Puede que profundizar en los estigmas de nuestra propia rutina inspire, con la adecuada disposición, un poco de empatía. La empatía suficiente como para llevar al terreno práctico las acciones que consideramos buenas, pero que, probablemente, jamás hemos puesto en práctica. Nuestra sociedad requiere de un empeño que vaya incluso más allá de la esfera laboral. Es probable encontrar inspiración, cooperativismo e incluso deseos de imitación cuando nos involucramos en primera persona.

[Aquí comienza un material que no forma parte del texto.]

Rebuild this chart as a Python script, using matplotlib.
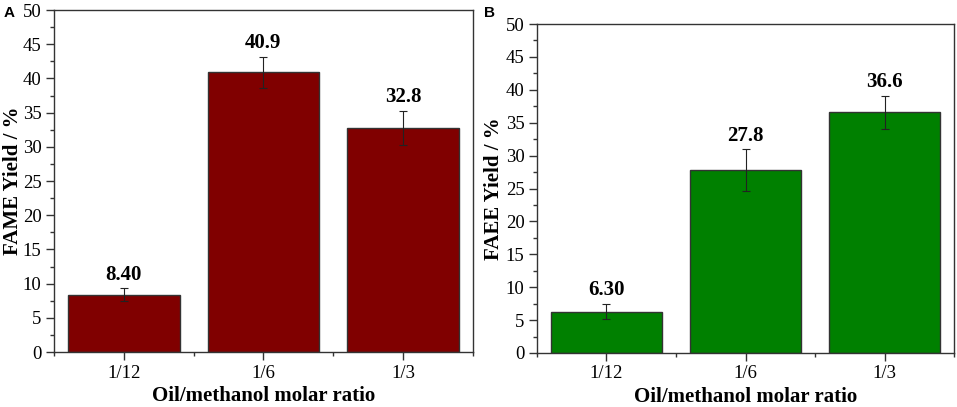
import matplotlib
matplotlib.use("Agg")
import matplotlib.pyplot as plt
from matplotlib.ticker import MultipleLocator, FixedLocator

plt.rcParams['font.family'] = ['Liberation Serif', 'DejaVu Serif']

ratios = ["1/12", "1/6", "1/3"]
fame_yield = [8.40, 40.9, 32.8]
fame_err = [0.9, 2.3, 2.5]
faee_yield = [6.30, 27.8, 36.6]
faee_err = [1.2, 3.2, 2.5]
fame_labels = ["8.40", "40.9", "32.8"]
faee_labels = ["6.30", "27.8", "36.6"]


def draw_panel(ax, values, errors, labels, color, ylabel, ylab_x, xlab_y):
    x = list(range(1, len(ratios) + 1))
    ax.bar(x, values, width=0.8, color=color, edgecolor="#333333", linewidth=1.0,
           yerr=errors, capsize=3, error_kw=dict(ecolor="#222222", elinewidth=0.8, capthick=0.8),
           zorder=2)
    for xi, v, e, lab in zip(x, values, errors, labels):
        ax.text(xi, v + e + 0.5, lab, ha="center", va="bottom",
                fontsize=15, fontweight="bold")
    ax.set_xlim(0.5, 3.5)
    ax.set_ylim(0, 50)
    ax.set_xticks(x)
    ax.set_xticklabels(ratios)
    ax.xaxis.set_minor_locator(FixedLocator([0.5, 1.5, 2.5, 3.5]))
    ax.yaxis.set_major_locator(MultipleLocator(5))
    ax.yaxis.set_minor_locator(MultipleLocator(2.5))
    ax.tick_params(axis="both", which="major", direction="out", length=6, width=1,
                   labelsize=13.5, color="#333333", pad=3)
    ax.tick_params(axis="both", which="minor", direction="out", length=3, width=1,
                   color="#333333")
    ax.tick_params(top=False, right=False, which="both")
    for sp in ax.spines.values():
        sp.set_linewidth(1.0)
        sp.set_color("#333333")
    ax.set_xlabel("Oil/methanol molar ratio", fontsize=15, fontweight="bold", va="center")
    ax.set_ylabel(ylabel, fontsize=15, fontweight="bold", va="center")
    ax.xaxis.set_label_coords(0.5, xlab_y)
    ax.yaxis.set_label_coords(ylab_x, 0.5)


fig = plt.figure(figsize=(9.57, 4.07), dpi=100)
ax_a = fig.add_axes([0.0564, 0.1351, 0.4376, 0.8403])
ax_b = fig.add_axes([0.5611, 0.1327, 0.4358, 0.8083])

draw_panel(ax_a, fame_yield, fame_err, fame_labels, "#800000", "FAME Yield / %", -0.098, -0.13)
draw_panel(ax_b, faee_yield, faee_err, faee_labels, "#008000", "FAEE Yield / %", -0.104, -0.135)

fig.text(4 / 957, 1 - 6 / 407, "A", family="Liberation Sans", fontweight="bold",
         fontsize=11, ha="left", va="top")
fig.text(484 / 957, 1 - 6 / 407, "B", family="Liberation Sans", fontweight="bold",
         fontsize=11, ha="left", va="top")

fig.savefig("out.png", dpi=100)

Es posible aplicar una teoría sobre el bien y el mal en situaciones excesivamente frívolas. Si existiera una brújula moral, ¿hacia dónde crees que se inclinaría? Mi afán, al inducir una reflexión sobre tales temáticas, no es otro que generar una herramienta de conocimiento. Solo mediante tan empedrado camino, nuestro mensaje trascenderá toda retórica y hablará simplemente mediante las acciones.
Cual agua bendita, el bien practicado es capaz de templarte para grandes acciones. Se trata de momentos trascendentes que verdaderamente repercuten en la vida de los más infortunados. Son innumerables los signos que nos llaman a nivel global. Permitir entonces que dicho impulso muera no nos lleva a pregonar otra cosa que pobres ensoñaciones y espejismos. Toda buena obra debería propulsar miles de infinitos posibles en el mundo. En otras palabras, la evolución es cambio y adaptación. No se trata de una fórmula muerta ni una de una ecuación mundial; se trata de un ideal, que además es perfectible.
Este profundo precepto internacional entre la perfección concebible y la realidad practicable refleja las buenas y malas experiencias. Nuestras doctrinas, discursos o ideales, ciertamente, jamás podrán lograr la perfección, pero hablamos de prácticas que no son contradictorias: me refiero, aunque no lo parezca, a caminos que se complementan entre sí. Considero que se trata de un fenómeno bastante natural, ya que la línea de la realidad está muy separada del ensueño o la imaginación. Incluso si se trata de las mejores intenciones, el terreno de la experiencia siempre requiere mucho más de nosotros.
¿Por qué intentarlo entonces? Porque incluso los caminos empedrados valen la pena cuando se trata de ser un poco más humanos. Es por tal motivo que lo que realmente demerito no es que nuestro mundo no iguale alguna clase de ensueño. Lo que despierta en mi ser un gran sentido de decepción es el perecimiento, la decadencia o cualquier tipo de renuncia. Somos el faro de las próximas generaciones, y justo ahora nuestro planeta no está ofreciendo suficiente brillo. Aceptar una atmósfera derrotista y limitarse a la simpleza de las contingencias de la vida es justo el ejemplo opuesto de lo que queremos dejar. Toda visión corre el riesgo de ser inexacta. Lo condenable es carecer de un mínimo interés, despojando a la humanidad de nuevos, progresistas y mejores ideales.
Las sanciones ajenas, así como las críticas, son sumamente sencillas para aquellos que limitan sus vidas a rutinas predecibles, placenteras e indiferentes. Hemos de recordar que cualquier logro, por pequeño que sea, ha sido realizado en nombre de todo lo que es cualitativo. Mientras que el hábito organiza la rutina y no crea nada más que necedad, hay quienes ven —y necesitamos quienes vean— mucho más allá de estas contradicciones masivas. Aguzar nuestro sentido de diferencias biopsicosociales nos permitirá vislumbrar un poco qué es lo que vemos, qué es lo que hacemos y cómo es que pensamos. Ciertamente, no es tan fácil compatibilizar cada aspecto.
Estas palabras, aunque inquietantes, son un mensaje que aún encuentra esperanzas en las nuevas generaciones, en nuestro planeta y en la humanidad. Esta última no funciona como el vagón de un tren: no llega hasta donde cada época estima, ni tampoco alcanzaremos una ecuación que lo descifre. De hecho, yo diría que, enigmáticamente, huye incluso de los progresistas y sus cálculos, como si cada engranaje se convirtiese en un estímulo por conquistar todo bien presente y establecer las nuevas interrogantes de otra era que comienza.